Целый год я не мог ничего писать, я просто ходил, смотрел, смотрел. Я пытался вгрызться в эти камни, найти в них людей, себя, это небо низкое, как крыша, найти ангела, который всегда летит, всегда. И этот холод чугунный, Зимний дворец, ветер со звоном кандалов, с завыванием, с визгливым плачем; пугливый прохожий, которому смотришь в глаза, а он шарахается в другую сторону. Эти улицы, свет, цвет, запахи, которых нет. Нет в Ленинграде запахов. Эти липы, абрикосы стволов, луна - фантастика какая-то.

Честно говоря, я влюбился в Ленинград. Я понял, что это настоящий город. Я таких городов никогда не видел и, наверное, больше не увижу.

В Ленинграде я работал и пожарным, и охранником, и грузчиком, и слесарем четвертого разряда, кем я не работал: только не летчиком, не моряком, не космонавтом. Мелочи эти для меня ничего не значат.

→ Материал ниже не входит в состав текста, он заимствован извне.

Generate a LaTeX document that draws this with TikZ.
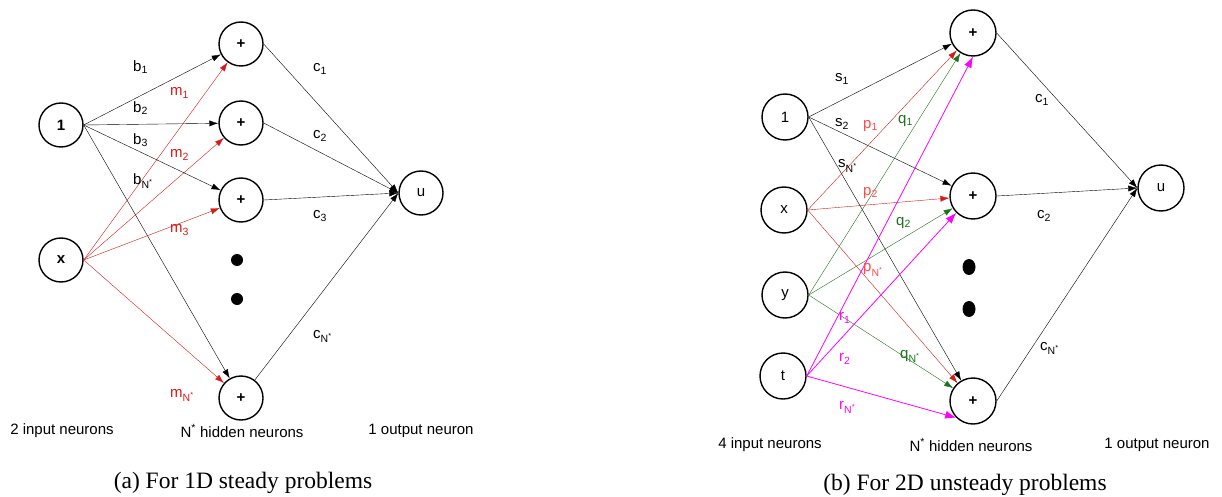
\documentclass[tikz,border=0pt]{standalone}
\usepackage{fontspec}
\setmainfont{Liberation Serif}
\setsansfont{Liberation Sans}
\usetikzlibrary{arrows.meta}

\begin{document}
\begin{tikzpicture}
		[x=1pt,y=-1pt,line cap=round,
		%Styles
		neuron/.style={circle,draw,line width=1.4pt,minimum size=44pt,inner sep=0pt,font=\sffamily\fontsize{15}{15}\selectfont},
		big neuron/.style={neuron,minimum size=46pt},
		link/.style={-{Latex[length=9pt,width=6pt]},thin},
		wide link/.style={-{Latex[length=11pt,width=8pt]},thick},
		weight text/.style={anchor=west,inner sep=0pt,font=\sffamily\fontsize{15}{15}\selectfont},
		layer text/.style={font=\sffamily\fontsize{15}{15}\selectfont},
		caption text/.style={font=\fontsize{23.5}{24}\selectfont}
		]
		
		%Colors
		\definecolor{mcolor}{RGB}{215,25,25}	%red links
		\definecolor{pcolor}{RGB}{255,75,75}	%p labels
		\definecolor{qcolor}{RGB}{30,115,30}	%q links
		\definecolor{rcolor}{RGB}{255,0,255}	%r links
		
		\useasboundingbox (0,0) rectangle (1222,497);
		
		%The graphic (a)
		\node[neuron,font=\sffamily\bfseries\fontsize{15}{15}\selectfont] (a one) at (61,125) {1};
		\node[neuron,font=\sffamily\bfseries\fontsize{15}{15}\selectfont] (a x) at (61,260) {x};
		\foreach \i/\y in {1/44,2/123,3/200,4/398}
			\node[neuron] (a h\i) at (241,\y) {\textbf{+}};
		\node[neuron] (a u) at (421,193) {u};
		\fill (237,260) circle (6) (237,299) circle (6);
		
		\foreach \i in {1,...,4}{
			\draw[link] (a one.east) -- (a h\i);
			\draw[link,mcolor] (a x.east) -- (a h\i);
		}
		\foreach \s in {a h1.east,a h2.east,a h3.east,a h4}
			\draw[link] (\s) -- (a u.west);
		
		\foreach \t/\y in {1/67,2/108,3/140,N\textsuperscript{*}/181}
			\node[weight text] at (133,\y) {b\textsubscript{\t}};
		\foreach \t/\y in {1/93,2/155,3/230,N\textsuperscript{*}/395}
			\node[weight text,mcolor] at (170,\y) {m\textsubscript{\t}};
		\foreach \t/\y in {1/69,2/136,3/216,N\textsuperscript{*}/336}
			\node[weight text] at (313,\y) {c\textsubscript{\t}};
		
		\node[layer text] (a input) at (62,431) {2 input neurons};
		\node[layer text] (a hidden) at (242,431) {N\textsuperscript{*} hidden neurons};
		\node[layer text] (a output) at (421,431) {1 output neuron};
		\node[caption text] (a caption) at (243,483) {(a) For 1D steady problems};
		
		%The graphic (b)
		\foreach \n/\t/\x/\y in {one/1/785/117,x/x/784/210,y/y/785/295,t/t/783/376}
			\node[big neuron] (b \n) at (\x,\y) {\t};
		\foreach \i/\y in {1/33,2/196,3/401}
			\node[big neuron] (b h\i) at (973,\y) {\textbf{+}};
		\node[big neuron] (b u) at (1161,188) {u};
		\fill (969,267) ellipse (6.5 and 8) (969,309) ellipse (6.5 and 8);
		
		\foreach \i in {1,2,3}{
			\draw[link] (b one.east) -- (b h\i);
			\draw[link,mcolor] (b x.east) -- (b h\i);
			\draw[link,qcolor] (b y.east) -- (b h\i);
			\draw[link] (b h\i.east) -- (b u.west);
		}
		\draw[wide link,rcolor] (b t.east) -- (b h1.south);
		\draw[wide link,rcolor] (b t.east) -- (b h2.south west);
		\draw[wide link,rcolor] (b t.east) -- (b h3.south west);
		
		\foreach \t/\x/\y in {1/835/79,2/835/124,N\textsuperscript{*}/838/166}
			\node[weight text] at (\x,\y) {s\textsubscript{\t}};
		\foreach \t/\x/\y in {1/863/126,2/863/193,N\textsuperscript{*}/863/270}
			\node[weight text,pcolor] at (\x,\y) {p\textsubscript{\t}};
		\foreach \t/\x/\y in {1/898/121,2/896/223,N\textsuperscript{*}/900/356}
			\node[weight text,qcolor] at (\x,\y) {q\textsubscript{\t}};
		\foreach \t/\x/\y in {1/839/318,2/839/359,N\textsuperscript{*}/839/407}
			\node[weight text,rcolor] at (\x,\y) {r\textsubscript{\t}};
		\foreach \t/\x/\y in {1/1035/100,2/1037/216,N\textsuperscript{*}/1040/348}
			\node[weight text] at (\x,\y) {c\textsubscript{\t}};
		
		\node[layer text] (b input) at (770,445) {4 input neurons};
		\node[layer text] (b hidden) at (971,445) {N\textsuperscript{*} hidden neurons};
		\node[layer text] (b output) at (1157,445) {1 output neuron};
		\node[caption text] (b caption) at (965,485) {(b) For 2D unsteady problems};
	\end{tikzpicture}
\end{document}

Я, конечно, человек, хочется одеться, иметь сейчас свой дом, может, еще что-то. Но, как говорил Микеланджело, "художник, бойся жить во дворцах".

Я, конечно, делаю ошибки, глупости, и я бываю редким дураком, но мне жить было легко, потому что мне в принципе ничего не было нужно. Мне нужно написать одну вещь, настоящую. У меня еще нет такой песни, я ее до сих пор не написал. Когда я ее напишу, я скажу себе: вот это да! - может, тогда и умру, но до тех пор - нет, дудки!